STATED TASK -
Everything from the opening line of the records below through the line with "import plotly.graph_objects as go" must be duplicated exactly, pictures left out.
────────────────
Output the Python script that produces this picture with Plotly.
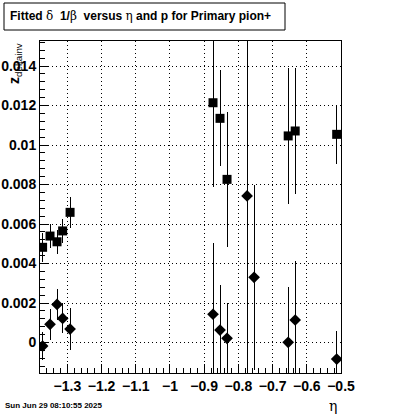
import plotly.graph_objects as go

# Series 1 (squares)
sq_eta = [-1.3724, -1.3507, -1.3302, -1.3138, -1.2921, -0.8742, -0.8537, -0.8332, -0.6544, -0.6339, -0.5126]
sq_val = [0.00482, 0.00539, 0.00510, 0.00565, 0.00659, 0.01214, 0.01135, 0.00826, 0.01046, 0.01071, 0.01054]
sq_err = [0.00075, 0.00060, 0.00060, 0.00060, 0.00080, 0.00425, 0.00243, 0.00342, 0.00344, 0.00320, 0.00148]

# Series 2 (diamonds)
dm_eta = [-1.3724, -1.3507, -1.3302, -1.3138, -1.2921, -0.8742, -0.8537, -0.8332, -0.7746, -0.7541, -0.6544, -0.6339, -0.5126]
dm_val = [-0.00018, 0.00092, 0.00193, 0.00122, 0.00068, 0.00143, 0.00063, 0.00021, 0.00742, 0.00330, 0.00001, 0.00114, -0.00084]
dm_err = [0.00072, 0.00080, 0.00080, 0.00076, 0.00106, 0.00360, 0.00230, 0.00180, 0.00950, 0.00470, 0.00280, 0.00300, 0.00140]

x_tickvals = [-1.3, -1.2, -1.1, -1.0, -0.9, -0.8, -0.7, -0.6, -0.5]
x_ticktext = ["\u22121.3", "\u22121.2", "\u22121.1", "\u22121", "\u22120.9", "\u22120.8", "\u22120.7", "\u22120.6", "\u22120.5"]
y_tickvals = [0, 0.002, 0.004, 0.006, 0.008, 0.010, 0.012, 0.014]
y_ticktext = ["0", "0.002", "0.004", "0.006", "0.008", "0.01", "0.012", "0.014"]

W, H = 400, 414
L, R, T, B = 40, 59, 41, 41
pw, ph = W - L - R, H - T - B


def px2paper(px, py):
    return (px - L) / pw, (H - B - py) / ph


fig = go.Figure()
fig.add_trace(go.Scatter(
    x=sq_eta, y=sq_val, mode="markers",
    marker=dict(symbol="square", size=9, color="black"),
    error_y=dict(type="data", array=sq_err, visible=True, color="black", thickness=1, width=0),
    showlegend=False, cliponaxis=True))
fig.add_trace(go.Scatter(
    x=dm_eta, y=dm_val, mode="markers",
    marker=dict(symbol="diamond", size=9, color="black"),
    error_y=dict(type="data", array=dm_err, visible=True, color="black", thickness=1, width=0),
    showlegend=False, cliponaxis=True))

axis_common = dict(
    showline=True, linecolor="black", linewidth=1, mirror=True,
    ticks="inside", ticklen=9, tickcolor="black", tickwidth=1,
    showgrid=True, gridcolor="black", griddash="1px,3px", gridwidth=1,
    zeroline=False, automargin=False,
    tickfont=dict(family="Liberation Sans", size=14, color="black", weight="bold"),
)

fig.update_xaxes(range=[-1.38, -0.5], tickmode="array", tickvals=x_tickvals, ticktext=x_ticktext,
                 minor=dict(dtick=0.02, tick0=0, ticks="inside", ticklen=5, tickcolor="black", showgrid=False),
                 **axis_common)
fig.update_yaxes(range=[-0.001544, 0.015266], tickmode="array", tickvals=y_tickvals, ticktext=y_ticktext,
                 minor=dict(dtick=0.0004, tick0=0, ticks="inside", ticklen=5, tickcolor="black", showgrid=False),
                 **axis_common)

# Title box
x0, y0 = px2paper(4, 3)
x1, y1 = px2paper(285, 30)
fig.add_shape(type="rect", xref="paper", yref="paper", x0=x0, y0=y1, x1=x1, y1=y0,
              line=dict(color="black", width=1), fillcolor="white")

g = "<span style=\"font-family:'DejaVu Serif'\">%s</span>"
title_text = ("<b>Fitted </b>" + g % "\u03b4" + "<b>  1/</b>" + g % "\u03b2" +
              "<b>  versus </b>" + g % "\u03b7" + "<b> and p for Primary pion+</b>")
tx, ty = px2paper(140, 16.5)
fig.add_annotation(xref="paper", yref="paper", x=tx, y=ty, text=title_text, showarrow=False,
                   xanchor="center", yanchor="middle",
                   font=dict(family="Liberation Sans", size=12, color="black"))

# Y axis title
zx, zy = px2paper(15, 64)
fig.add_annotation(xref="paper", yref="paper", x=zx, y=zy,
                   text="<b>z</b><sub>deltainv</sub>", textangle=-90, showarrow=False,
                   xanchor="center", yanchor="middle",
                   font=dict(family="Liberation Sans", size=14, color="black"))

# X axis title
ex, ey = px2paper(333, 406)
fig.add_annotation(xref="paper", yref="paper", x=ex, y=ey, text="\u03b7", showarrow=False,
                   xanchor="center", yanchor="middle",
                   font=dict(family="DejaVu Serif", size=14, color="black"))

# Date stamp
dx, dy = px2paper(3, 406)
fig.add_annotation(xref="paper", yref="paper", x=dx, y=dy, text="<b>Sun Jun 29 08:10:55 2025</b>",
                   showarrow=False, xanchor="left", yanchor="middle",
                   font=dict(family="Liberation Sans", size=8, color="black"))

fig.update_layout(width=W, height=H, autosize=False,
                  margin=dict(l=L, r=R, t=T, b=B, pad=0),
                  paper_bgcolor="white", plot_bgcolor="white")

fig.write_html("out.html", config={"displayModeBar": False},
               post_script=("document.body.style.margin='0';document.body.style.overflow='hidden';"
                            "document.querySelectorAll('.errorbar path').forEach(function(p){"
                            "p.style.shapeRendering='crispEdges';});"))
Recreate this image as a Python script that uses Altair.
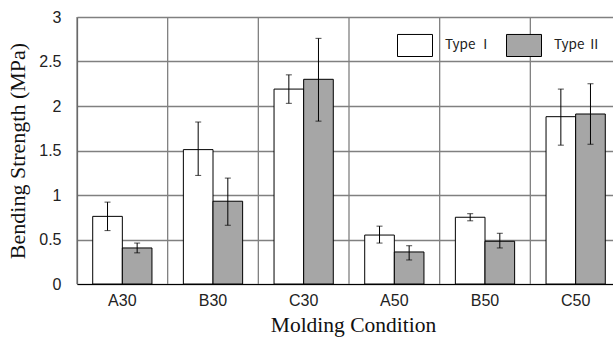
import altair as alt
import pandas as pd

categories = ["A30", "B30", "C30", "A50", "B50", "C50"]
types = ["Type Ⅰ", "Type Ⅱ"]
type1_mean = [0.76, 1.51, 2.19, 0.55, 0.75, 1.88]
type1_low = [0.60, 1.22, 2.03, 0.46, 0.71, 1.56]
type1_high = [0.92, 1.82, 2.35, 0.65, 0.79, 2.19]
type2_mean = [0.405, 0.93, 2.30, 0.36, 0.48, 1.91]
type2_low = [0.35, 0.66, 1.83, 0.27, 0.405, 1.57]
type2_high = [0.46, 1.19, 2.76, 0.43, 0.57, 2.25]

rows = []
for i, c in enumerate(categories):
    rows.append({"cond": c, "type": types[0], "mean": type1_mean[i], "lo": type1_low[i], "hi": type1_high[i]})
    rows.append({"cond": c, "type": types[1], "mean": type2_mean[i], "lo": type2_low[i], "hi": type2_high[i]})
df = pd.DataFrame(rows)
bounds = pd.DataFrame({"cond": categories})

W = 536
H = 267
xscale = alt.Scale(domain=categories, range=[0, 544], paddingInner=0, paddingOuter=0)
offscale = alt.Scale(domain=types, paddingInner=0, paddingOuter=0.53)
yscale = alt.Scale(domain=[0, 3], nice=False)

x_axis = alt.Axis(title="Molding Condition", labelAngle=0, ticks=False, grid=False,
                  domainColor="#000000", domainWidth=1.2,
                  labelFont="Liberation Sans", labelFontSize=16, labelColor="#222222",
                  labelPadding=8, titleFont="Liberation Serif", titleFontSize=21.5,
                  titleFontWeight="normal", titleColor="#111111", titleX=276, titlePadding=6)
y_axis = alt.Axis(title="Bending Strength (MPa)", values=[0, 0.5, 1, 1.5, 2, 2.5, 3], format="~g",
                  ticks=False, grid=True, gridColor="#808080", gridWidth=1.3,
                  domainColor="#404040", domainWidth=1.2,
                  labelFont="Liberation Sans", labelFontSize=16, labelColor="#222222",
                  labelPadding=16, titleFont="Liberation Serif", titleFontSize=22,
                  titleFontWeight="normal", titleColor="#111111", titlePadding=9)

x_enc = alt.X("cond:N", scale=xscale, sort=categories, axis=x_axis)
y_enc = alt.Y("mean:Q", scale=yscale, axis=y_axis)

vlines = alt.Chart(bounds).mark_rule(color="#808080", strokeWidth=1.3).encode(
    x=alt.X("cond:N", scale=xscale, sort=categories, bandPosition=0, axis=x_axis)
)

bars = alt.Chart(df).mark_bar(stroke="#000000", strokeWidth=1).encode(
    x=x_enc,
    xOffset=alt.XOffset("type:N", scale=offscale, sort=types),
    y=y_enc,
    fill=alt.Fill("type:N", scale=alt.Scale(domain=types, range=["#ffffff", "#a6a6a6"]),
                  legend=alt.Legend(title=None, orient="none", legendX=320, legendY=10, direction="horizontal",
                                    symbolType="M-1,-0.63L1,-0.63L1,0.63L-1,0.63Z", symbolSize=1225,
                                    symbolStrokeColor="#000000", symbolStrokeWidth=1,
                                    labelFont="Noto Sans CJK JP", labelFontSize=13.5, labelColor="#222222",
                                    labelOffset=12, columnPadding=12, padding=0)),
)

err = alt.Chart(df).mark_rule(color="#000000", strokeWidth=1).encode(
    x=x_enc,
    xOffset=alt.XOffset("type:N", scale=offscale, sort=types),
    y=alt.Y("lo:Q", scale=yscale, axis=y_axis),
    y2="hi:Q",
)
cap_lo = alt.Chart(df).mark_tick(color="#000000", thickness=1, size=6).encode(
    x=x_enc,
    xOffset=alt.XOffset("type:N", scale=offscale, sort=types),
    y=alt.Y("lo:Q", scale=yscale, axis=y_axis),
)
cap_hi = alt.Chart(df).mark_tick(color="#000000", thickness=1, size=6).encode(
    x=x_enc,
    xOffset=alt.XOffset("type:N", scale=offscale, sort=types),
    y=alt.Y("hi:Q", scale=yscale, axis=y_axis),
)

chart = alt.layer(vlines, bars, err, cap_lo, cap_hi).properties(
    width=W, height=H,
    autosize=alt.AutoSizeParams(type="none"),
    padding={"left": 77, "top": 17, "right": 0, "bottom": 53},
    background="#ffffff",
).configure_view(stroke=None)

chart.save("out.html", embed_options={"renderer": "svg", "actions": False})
────────────────
TASK RESPONSE -
Output the Python script that produces this picture with Plotly.
import plotly.graph_objects as go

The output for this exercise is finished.